[WHAT YOU ARE ASKED TO DO]
In the listing below, how many lines contain the word "Write"? Please respond with the number only.

[RECORDS TO USE]
■ ■ ■ ■ ■

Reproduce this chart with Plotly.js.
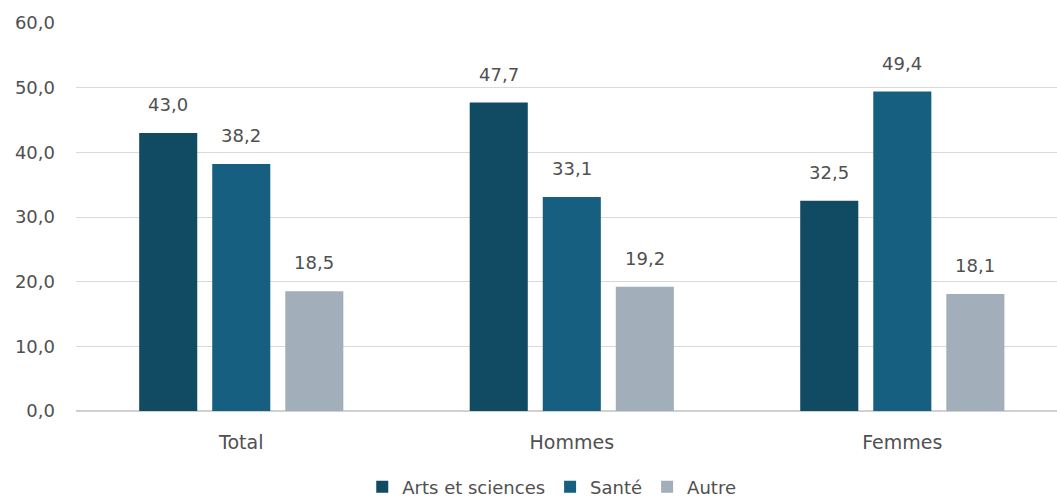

■ ■ ■ ■ ■

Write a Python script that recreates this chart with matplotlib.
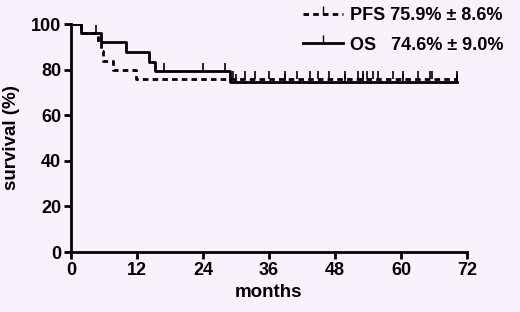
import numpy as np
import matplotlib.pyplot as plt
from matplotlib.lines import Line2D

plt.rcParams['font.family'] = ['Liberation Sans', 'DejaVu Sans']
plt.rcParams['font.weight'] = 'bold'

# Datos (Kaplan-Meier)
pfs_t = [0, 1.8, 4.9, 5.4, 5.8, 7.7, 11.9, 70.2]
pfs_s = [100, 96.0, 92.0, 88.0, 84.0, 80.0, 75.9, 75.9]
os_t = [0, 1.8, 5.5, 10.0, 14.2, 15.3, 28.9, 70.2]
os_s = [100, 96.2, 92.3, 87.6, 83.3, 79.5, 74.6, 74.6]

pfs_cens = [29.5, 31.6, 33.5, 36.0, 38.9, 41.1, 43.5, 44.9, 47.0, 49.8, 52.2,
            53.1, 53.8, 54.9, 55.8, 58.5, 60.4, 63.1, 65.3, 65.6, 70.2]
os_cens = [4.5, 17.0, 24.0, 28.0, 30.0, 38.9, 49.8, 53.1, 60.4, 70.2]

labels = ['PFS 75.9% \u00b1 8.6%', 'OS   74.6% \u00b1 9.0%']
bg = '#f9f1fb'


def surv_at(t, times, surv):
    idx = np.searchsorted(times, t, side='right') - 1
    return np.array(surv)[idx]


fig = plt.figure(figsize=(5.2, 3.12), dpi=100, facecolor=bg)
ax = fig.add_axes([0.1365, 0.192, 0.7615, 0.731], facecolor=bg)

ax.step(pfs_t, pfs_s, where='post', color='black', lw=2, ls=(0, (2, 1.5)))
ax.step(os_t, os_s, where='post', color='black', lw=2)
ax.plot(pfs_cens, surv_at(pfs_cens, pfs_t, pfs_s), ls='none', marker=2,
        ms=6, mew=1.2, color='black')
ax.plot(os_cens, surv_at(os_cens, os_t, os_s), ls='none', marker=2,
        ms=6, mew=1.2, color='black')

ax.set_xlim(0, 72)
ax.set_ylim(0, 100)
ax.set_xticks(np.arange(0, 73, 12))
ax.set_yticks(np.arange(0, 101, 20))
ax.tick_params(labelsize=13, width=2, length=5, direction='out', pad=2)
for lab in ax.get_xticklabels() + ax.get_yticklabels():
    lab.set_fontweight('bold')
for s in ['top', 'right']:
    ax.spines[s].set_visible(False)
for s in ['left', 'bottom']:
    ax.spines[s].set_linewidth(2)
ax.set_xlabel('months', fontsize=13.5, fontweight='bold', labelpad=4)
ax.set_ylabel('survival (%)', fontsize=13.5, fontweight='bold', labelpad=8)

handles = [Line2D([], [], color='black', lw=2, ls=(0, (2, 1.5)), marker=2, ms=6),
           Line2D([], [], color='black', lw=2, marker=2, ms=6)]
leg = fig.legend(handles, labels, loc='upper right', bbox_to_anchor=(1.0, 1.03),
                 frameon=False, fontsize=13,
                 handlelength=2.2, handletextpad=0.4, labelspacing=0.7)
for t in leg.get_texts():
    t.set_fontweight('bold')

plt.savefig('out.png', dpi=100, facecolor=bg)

■ ■ ■ ■ ■

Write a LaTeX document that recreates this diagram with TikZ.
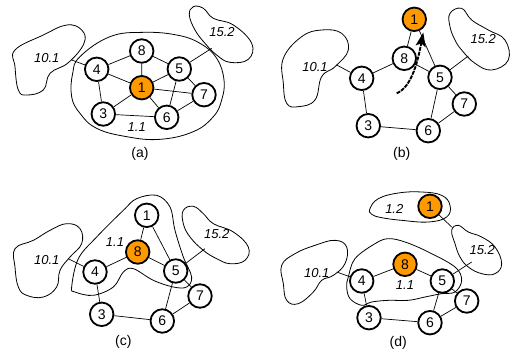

■ ■ ■ ■ ■

[COMPLETE RESPONSE]
2